Admitting a parent into a nursing home is a traumatic experience on many levels. Not only do children often deal with guilty feelings when making at such a decision, the nursing home admissions process is replete with paperwork and bureaucratic jargon that only adds to the stress.
Sometimes nursing homes will “require” the child to guarantee payment for the cost of a parent’s care in the nursing home. Under the Federal Nursing Home Reform Act, however, a nursing home is prohibited from requiring a third party to guarantee payment to the facility as a condition of admission of another party. Any child who signs such a guarantee can later disavow the guarantee without consequence.
But even though a child cannot be required to guarantee payment for a parent’s nursing home care with the backing of the child’s assets, a recent New York appellate court case makes clear that a child can be held responsible for reneging on a written promise to a nursing home to apply the parent’s own assets towards the cost of the parent’s nursing home care.
In Troy Nursing & Rehabilitation Ctr., LLC v. Naylor, (N.Y. App. Div., 3d Dept., No. 512311, March 20, 2012) Diana Gaetano signed an agreement with Troy Nursing & Rehabilitation Center in which Ms. Gaetano promised, as agent under her father’s power of attorney, to use her father’s assets to pay for her father’s care in the facility. After Ms. Gaetano reneged on that promise, the nursing home filed suit against her, seeking damages of over $80,500 plus interest.
In March 2011, Judge Hummel of Rensselaer County Supreme Court granted summary judgment in favor of the nursing home. Ms. Gaetano appealed. In its opinion, the Third Judicial Department of the Appellate Division of the New York Supreme Court agreed with Judge Hummel that Ms. Gaetano was in fact liable for the cost of her father’s nursing home care. Specifically, the Court distinguished between a child’s guarantee to use her own assets to pay for care, which as noted above is prohibited under federal law, and a promise to use the nursing home resident’s own assets to pay for care, which the court held is an enforceable obligation.

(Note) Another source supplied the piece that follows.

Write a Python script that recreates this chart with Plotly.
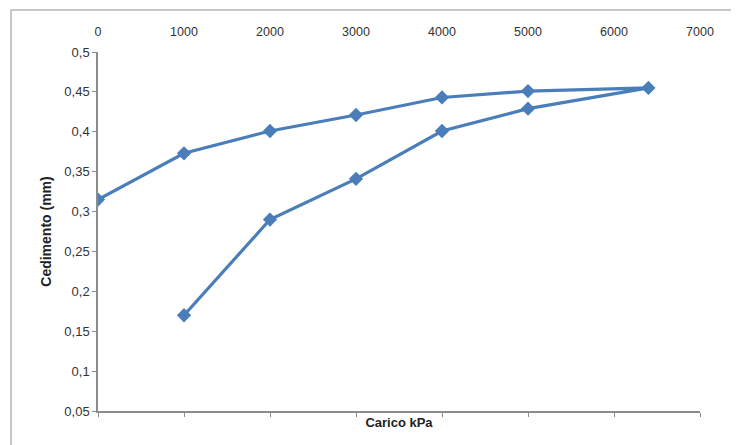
import plotly.graph_objects as go

# Data
carico = [1000, 2000, 3000, 4000, 5000, 6400, 5000, 4000, 3000, 2000, 1000, 0]
cedimento = [0.17, 0.29, 0.341, 0.401, 0.429, 0.455, 0.451, 0.443, 0.421, 0.401, 0.373, 0.315]

x_ticks = [0, 1000, 2000, 3000, 4000, 5000, 6000, 7000]
y_ticks = [0.05, 0.1, 0.15, 0.2, 0.25, 0.3, 0.35, 0.4, 0.45, 0.5]
y_ticktext = ["0,05", "0,1", "0,15", "0,2", "0,25", "0,3", "0,35", "0,4", "0,45", "0,5"]

line_color = "#4a7ebb"
axis_color = "#8c8c8c"
font_family = "Liberation Sans, Arial, sans-serif"

fig = go.Figure()
fig.add_trace(go.Scatter(
    x=carico, y=cedimento, mode="lines+markers",
    line=dict(color=line_color, width=3.2),
    marker=dict(symbol="diamond", size=11, color=line_color),
    showlegend=False, xaxis="x", yaxis="y",
))
# invisible trace to activate bottom axis
fig.add_trace(go.Scatter(x=[0], y=[None], xaxis="x2", yaxis="y",
                         showlegend=False, hoverinfo="skip"))

fig.update_layout(
    width=731, height=437,
    margin=dict(l=90, r=39, t=44, b=34, autoexpand=False),
    paper_bgcolor="white", plot_bgcolor="white",
    font=dict(family=font_family, size=12, color="#333"),
    xaxis=dict(
        range=[0, 7000], side="top", tickvals=x_ticks,
        showline=False, showgrid=False, zeroline=False,
        ticks="", ticklabelstandoff=13,
        tickfont=dict(size=12.5, color="#333"),
    ),
    xaxis2=dict(
        range=[0, 7000], overlaying="x", side="bottom", anchor="y",
        tickvals=x_ticks, showticklabels=False,
        showline=True, linecolor=axis_color, linewidth=2,
        ticks="outside", ticklen=4, tickcolor=axis_color,
        showgrid=False, zeroline=False,
        title=dict(text="<b>Carico kPa</b>", standoff=2,
                   font=dict(size=13, color="#222")),
    ),
    yaxis=dict(
        range=[0.05, 0.5], tickvals=y_ticks, ticktext=y_ticktext,
        showline=True, linecolor=axis_color, linewidth=1.5,
        ticks="outside", ticklen=4, tickcolor=axis_color,
        showgrid=False, zeroline=False,
        tickfont=dict(size=13, color="#333"),
        title=dict(text="<b>Cedimento (mm)</b>", standoff=9,
                   font=dict(size=14, color="#222")),
    ),
    shapes=[dict(type="rect", xref="paper", yref="paper",
                 x0=-0.1445, x1=1.0548, y0=-0.0975, y1=1.117,
                 line=dict(color="#b5b5b5", width=1.5))],
)

fig.write_html("out.html")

The Appellate Court noted that federal law expressly authorizes a person “who has legal access to a resident’s income or resources available to pay for care in the facility, to sign a contract (without incurring personal financial liability) to provide payment from the resident’s income or resources for such care.” Ms. Gaetano’s agreement with the nursing home, said the Court, clearly met that definition.
What’s the lesson to be learned from this case? A child signing admission papers for a parent entering a nursing facility that participates in the Medicaid program (which the vast majority of nursing homes do) should avoid signing an agreement promising to use the resident’s assets to pay for the cost of care. While a nursing home may refuse to accept a resident for failing to disclose assets, no facility that accepts Medicaid can prohibit a family from engaging in legitimate asset preservation techniques after the resident is admitted to the facility. If the child signs an agreement like the one signed by Ms. Gaetano, however, the facility may subsequently assert a claim against the child that will be enforced by the courts, rendering ineffective any asset preservation planning that has been instituted.